What is asked: Repeat every line exactly, keeping the pictures out of the copy.

--- Start Data rows ---

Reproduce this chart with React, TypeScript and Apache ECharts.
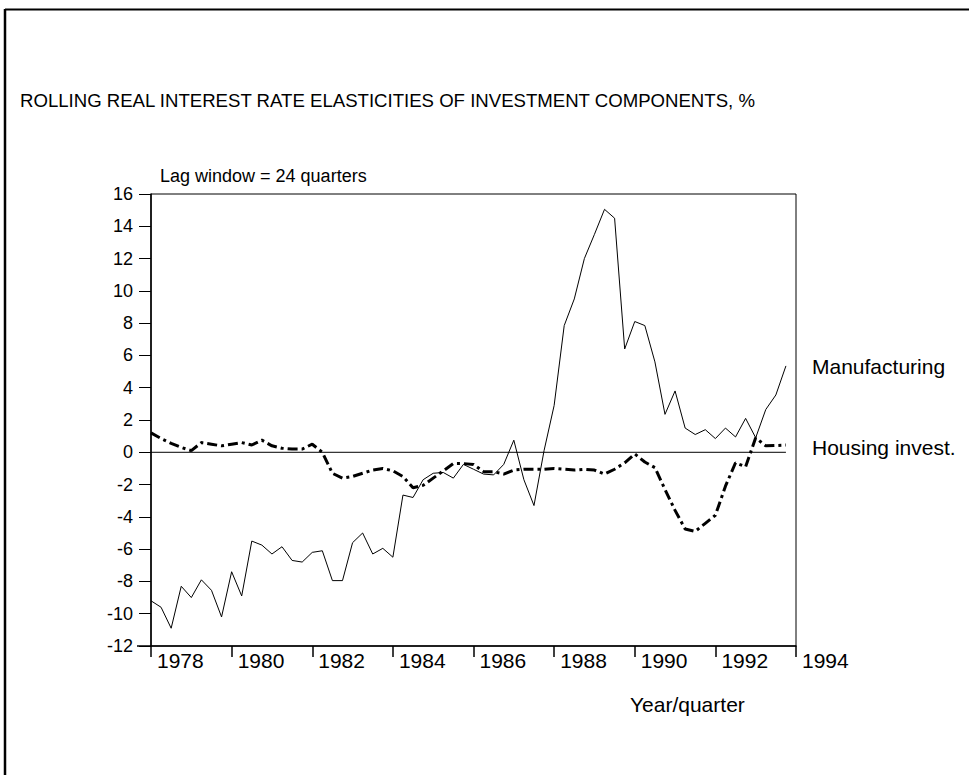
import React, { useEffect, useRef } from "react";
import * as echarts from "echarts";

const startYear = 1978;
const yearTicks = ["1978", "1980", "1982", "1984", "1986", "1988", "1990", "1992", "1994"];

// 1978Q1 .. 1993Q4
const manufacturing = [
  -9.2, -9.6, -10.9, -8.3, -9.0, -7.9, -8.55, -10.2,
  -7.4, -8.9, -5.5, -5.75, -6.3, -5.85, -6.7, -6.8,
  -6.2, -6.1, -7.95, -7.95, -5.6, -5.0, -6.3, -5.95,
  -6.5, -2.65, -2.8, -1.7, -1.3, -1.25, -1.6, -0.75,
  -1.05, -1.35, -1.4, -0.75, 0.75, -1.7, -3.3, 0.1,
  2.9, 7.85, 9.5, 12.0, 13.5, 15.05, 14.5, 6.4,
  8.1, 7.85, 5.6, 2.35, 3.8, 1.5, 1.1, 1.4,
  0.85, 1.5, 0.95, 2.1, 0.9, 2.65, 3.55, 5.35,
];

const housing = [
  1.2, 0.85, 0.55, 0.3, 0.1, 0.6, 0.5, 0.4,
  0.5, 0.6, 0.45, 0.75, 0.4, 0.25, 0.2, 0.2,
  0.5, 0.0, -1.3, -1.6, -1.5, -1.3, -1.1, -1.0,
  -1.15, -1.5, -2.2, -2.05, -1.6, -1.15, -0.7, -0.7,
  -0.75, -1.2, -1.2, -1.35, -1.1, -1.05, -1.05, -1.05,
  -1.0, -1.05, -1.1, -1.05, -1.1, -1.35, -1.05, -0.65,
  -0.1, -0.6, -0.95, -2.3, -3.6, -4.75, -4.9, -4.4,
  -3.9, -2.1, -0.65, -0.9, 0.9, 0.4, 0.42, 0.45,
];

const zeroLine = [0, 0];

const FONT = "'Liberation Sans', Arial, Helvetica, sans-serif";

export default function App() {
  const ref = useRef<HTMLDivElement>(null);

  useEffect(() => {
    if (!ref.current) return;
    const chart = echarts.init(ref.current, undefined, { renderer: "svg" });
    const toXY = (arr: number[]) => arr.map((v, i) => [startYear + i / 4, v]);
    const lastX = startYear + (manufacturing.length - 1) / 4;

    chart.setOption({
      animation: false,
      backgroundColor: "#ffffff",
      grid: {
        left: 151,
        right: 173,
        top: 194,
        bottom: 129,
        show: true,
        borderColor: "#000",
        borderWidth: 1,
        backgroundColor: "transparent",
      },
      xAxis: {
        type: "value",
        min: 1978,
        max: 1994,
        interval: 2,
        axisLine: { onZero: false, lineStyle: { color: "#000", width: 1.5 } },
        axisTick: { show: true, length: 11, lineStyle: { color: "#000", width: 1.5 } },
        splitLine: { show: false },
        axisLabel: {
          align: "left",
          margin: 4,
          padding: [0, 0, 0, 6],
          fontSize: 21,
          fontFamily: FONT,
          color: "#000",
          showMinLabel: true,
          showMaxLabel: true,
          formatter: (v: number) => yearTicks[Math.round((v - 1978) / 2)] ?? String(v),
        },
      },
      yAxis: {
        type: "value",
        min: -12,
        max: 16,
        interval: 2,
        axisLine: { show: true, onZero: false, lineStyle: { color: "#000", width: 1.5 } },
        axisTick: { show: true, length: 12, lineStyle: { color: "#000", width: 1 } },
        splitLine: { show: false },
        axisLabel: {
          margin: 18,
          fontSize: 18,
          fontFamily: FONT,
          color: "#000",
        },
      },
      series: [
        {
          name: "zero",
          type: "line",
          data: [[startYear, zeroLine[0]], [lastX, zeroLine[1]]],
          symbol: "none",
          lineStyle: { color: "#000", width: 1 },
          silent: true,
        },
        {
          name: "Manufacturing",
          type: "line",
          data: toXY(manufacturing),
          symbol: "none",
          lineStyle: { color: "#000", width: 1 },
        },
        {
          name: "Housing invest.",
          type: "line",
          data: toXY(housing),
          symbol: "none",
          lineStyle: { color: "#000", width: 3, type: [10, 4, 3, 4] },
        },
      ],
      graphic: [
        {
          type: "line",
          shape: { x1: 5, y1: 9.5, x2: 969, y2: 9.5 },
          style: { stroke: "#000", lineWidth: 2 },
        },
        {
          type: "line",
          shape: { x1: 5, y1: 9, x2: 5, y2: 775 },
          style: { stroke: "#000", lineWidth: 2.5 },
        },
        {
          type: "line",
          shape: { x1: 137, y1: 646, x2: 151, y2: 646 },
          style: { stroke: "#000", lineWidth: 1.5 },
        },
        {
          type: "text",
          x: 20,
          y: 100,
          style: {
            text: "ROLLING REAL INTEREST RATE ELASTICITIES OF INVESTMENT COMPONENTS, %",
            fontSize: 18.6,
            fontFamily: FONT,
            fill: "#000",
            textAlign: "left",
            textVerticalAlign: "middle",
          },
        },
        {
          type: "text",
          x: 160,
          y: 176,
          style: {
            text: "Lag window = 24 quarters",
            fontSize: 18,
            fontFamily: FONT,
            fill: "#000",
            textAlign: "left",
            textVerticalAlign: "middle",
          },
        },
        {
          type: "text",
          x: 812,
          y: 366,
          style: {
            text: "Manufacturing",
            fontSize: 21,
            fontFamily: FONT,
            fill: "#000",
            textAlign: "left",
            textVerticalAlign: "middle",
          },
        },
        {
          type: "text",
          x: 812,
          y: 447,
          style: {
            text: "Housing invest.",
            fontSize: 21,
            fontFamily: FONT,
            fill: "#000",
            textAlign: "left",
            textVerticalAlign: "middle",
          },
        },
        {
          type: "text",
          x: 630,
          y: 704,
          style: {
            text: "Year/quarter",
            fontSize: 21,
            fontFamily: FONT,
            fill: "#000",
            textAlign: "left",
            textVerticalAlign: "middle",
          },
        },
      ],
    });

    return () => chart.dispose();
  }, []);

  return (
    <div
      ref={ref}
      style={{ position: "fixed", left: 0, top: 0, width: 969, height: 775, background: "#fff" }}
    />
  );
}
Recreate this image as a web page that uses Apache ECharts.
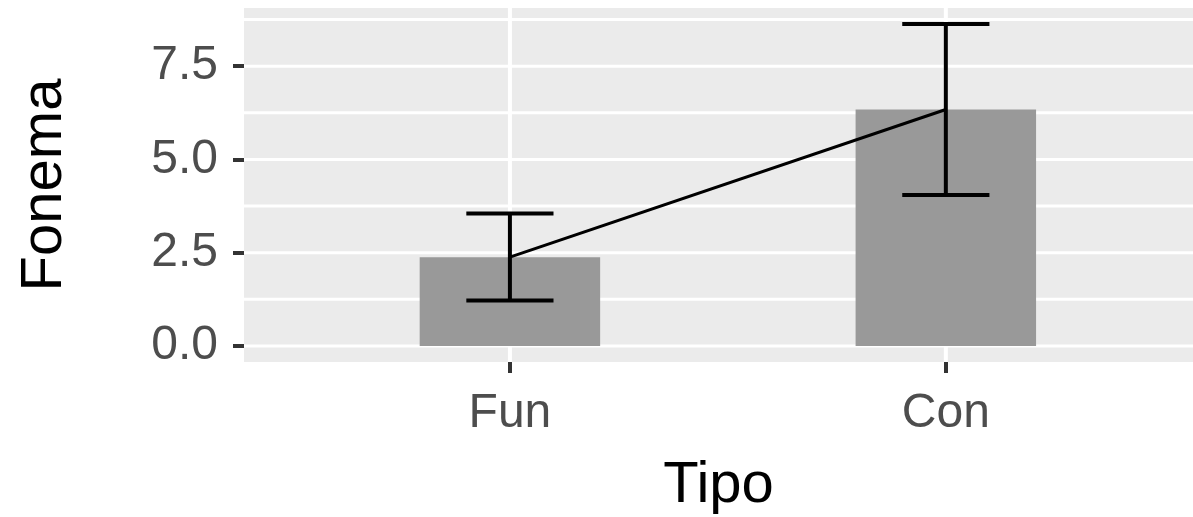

--- End Data rows ---

Task result:
Reproduce this chart with React, TypeScript and Apache ECharts.
import React, { useEffect, useRef } from "react";
import * as echarts from "echarts";

const startYear = 1978;
const yearTicks = ["1978", "1980", "1982", "1984", "1986", "1988", "1990", "1992", "1994"];

// 1978Q1 .. 1993Q4
const manufacturing = [
  -9.2, -9.6, -10.9, -8.3, -9.0, -7.9, -8.55, -10.2,
  -7.4, -8.9, -5.5, -5.75, -6.3, -5.85, -6.7, -6.8,
  -6.2, -6.1, -7.95, -7.95, -5.6, -5.0, -6.3, -5.95,
  -6.5, -2.65, -2.8, -1.7, -1.3, -1.25, -1.6, -0.75,
  -1.05, -1.35, -1.4, -0.75, 0.75, -1.7, -3.3, 0.1,
  2.9, 7.85, 9.5, 12.0, 13.5, 15.05, 14.5, 6.4,
  8.1, 7.85, 5.6, 2.35, 3.8, 1.5, 1.1, 1.4,
  0.85, 1.5, 0.95, 2.1, 0.9, 2.65, 3.55, 5.35,
];

const housing = [
  1.2, 0.85, 0.55, 0.3, 0.1, 0.6, 0.5, 0.4,
  0.5, 0.6, 0.45, 0.75, 0.4, 0.25, 0.2, 0.2,
  0.5, 0.0, -1.3, -1.6, -1.5, -1.3, -1.1, -1.0,
  -1.15, -1.5, -2.2, -2.05, -1.6, -1.15, -0.7, -0.7,
  -0.75, -1.2, -1.2, -1.35, -1.1, -1.05, -1.05, -1.05,
  -1.0, -1.05, -1.1, -1.05, -1.1, -1.35, -1.05, -0.65,
  -0.1, -0.6, -0.95, -2.3, -3.6, -4.75, -4.9, -4.4,
  -3.9, -2.1, -0.65, -0.9, 0.9, 0.4, 0.42, 0.45,
];

const zeroLine = [0, 0];

const FONT = "'Liberation Sans', Arial, Helvetica, sans-serif";

export default function App() {
  const ref = useRef<HTMLDivElement>(null);

  useEffect(() => {
    if (!ref.current) return;
    const chart = echarts.init(ref.current, undefined, { renderer: "svg" });
    const toXY = (arr: number[]) => arr.map((v, i) => [startYear + i / 4, v]);
    const lastX = startYear + (manufacturing.length - 1) / 4;

    chart.setOption({
      animation: false,
      backgroundColor: "#ffffff",
      grid: {
        left: 151,
        right: 173,
        top: 194,
        bottom: 129,
        show: true,
        borderColor: "#000",
        borderWidth: 1,
        backgroundColor: "transparent",
      },
      xAxis: {
        type: "value",
        min: 1978,
        max: 1994,
        interval: 2,
        axisLine: { onZero: false, lineStyle: { color: "#000", width: 1.5 } },
        axisTick: { show: true, length: 11, lineStyle: { color: "#000", width: 1.5 } },
        splitLine: { show: false },
        axisLabel: {
          align: "left",
          margin: 4,
          padding: [0, 0, 0, 6],
          fontSize: 21,
          fontFamily: FONT,
          color: "#000",
          showMinLabel: true,
          showMaxLabel: true,
          formatter: (v: number) => yearTicks[Math.round((v - 1978) / 2)] ?? String(v),
        },
      },
      yAxis: {
        type: "value",
        min: -12,
        max: 16,
        interval: 2,
        axisLine: { show: true, onZero: false, lineStyle: { color: "#000", width: 1.5 } },
        axisTick: { show: true, length: 12, lineStyle: { color: "#000", width: 1 } },
        splitLine: { show: false },
        axisLabel: {
          margin: 18,
          fontSize: 18,
          fontFamily: FONT,
          color: "#000",
        },
      },
      series: [
        {
          name: "zero",
          type: "line",
          data: [[startYear, zeroLine[0]], [lastX, zeroLine[1]]],
          symbol: "none",
          lineStyle: { color: "#000", width: 1 },
          silent: true,
        },
        {
          name: "Manufacturing",
          type: "line",
          data: toXY(manufacturing),
          symbol: "none",
          lineStyle: { color: "#000", width: 1 },
        },
        {
          name: "Housing invest.",
          type: "line",
          data: toXY(housing),
          symbol: "none",
          lineStyle: { color: "#000", width: 3, type: [10, 4, 3, 4] },
        },
      ],
      graphic: [
        {
          type: "line",
          shape: { x1: 5, y1: 9.5, x2: 969, y2: 9.5 },
          style: { stroke: "#000", lineWidth: 2 },
        },
        {
          type: "line",
          shape: { x1: 5, y1: 9, x2: 5, y2: 775 },
          style: { stroke: "#000", lineWidth: 2.5 },
        },
        {
          type: "line",
          shape: { x1: 137, y1: 646, x2: 151, y2: 646 },
          style: { stroke: "#000", lineWidth: 1.5 },
        },
        {
          type: "text",
          x: 20,
          y: 100,
          style: {
            text: "ROLLING REAL INTEREST RATE ELASTICITIES OF INVESTMENT COMPONENTS, %",
            fontSize: 18.6,
            fontFamily: FONT,
            fill: "#000",
            textAlign: "left",
            textVerticalAlign: "middle",
          },
        },
        {
          type: "text",
          x: 160,
          y: 176,
          style: {
            text: "Lag window = 24 quarters",
            fontSize: 18,
            fontFamily: FONT,
            fill: "#000",
            textAlign: "left",
            textVerticalAlign: "middle",
          },
        },
        {
          type: "text",
          x: 812,
          y: 366,
          style: {
            text: "Manufacturing",
            fontSize: 21,
            fontFamily: FONT,
            fill: "#000",
            textAlign: "left",
            textVerticalAlign: "middle",
          },
        },
        {
          type: "text",
          x: 812,
          y: 447,
          style: {
            text: "Housing invest.",
            fontSize: 21,
            fontFamily: FONT,
            fill: "#000",
            textAlign: "left",
            textVerticalAlign: "middle",
          },
        },
        {
          type: "text",
          x: 630,
          y: 704,
          style: {
            text: "Year/quarter",
            fontSize: 21,
            fontFamily: FONT,
            fill: "#000",
            textAlign: "left",
            textVerticalAlign: "middle",
          },
        },
      ],
    });

    return () => chart.dispose();
  }, []);

  return (
    <div
      ref={ref}
      style={{ position: "fixed", left: 0, top: 0, width: 969, height: 775, background: "#fff" }}
    />
  );
}
Recreate this image as a web page that uses Apache ECharts.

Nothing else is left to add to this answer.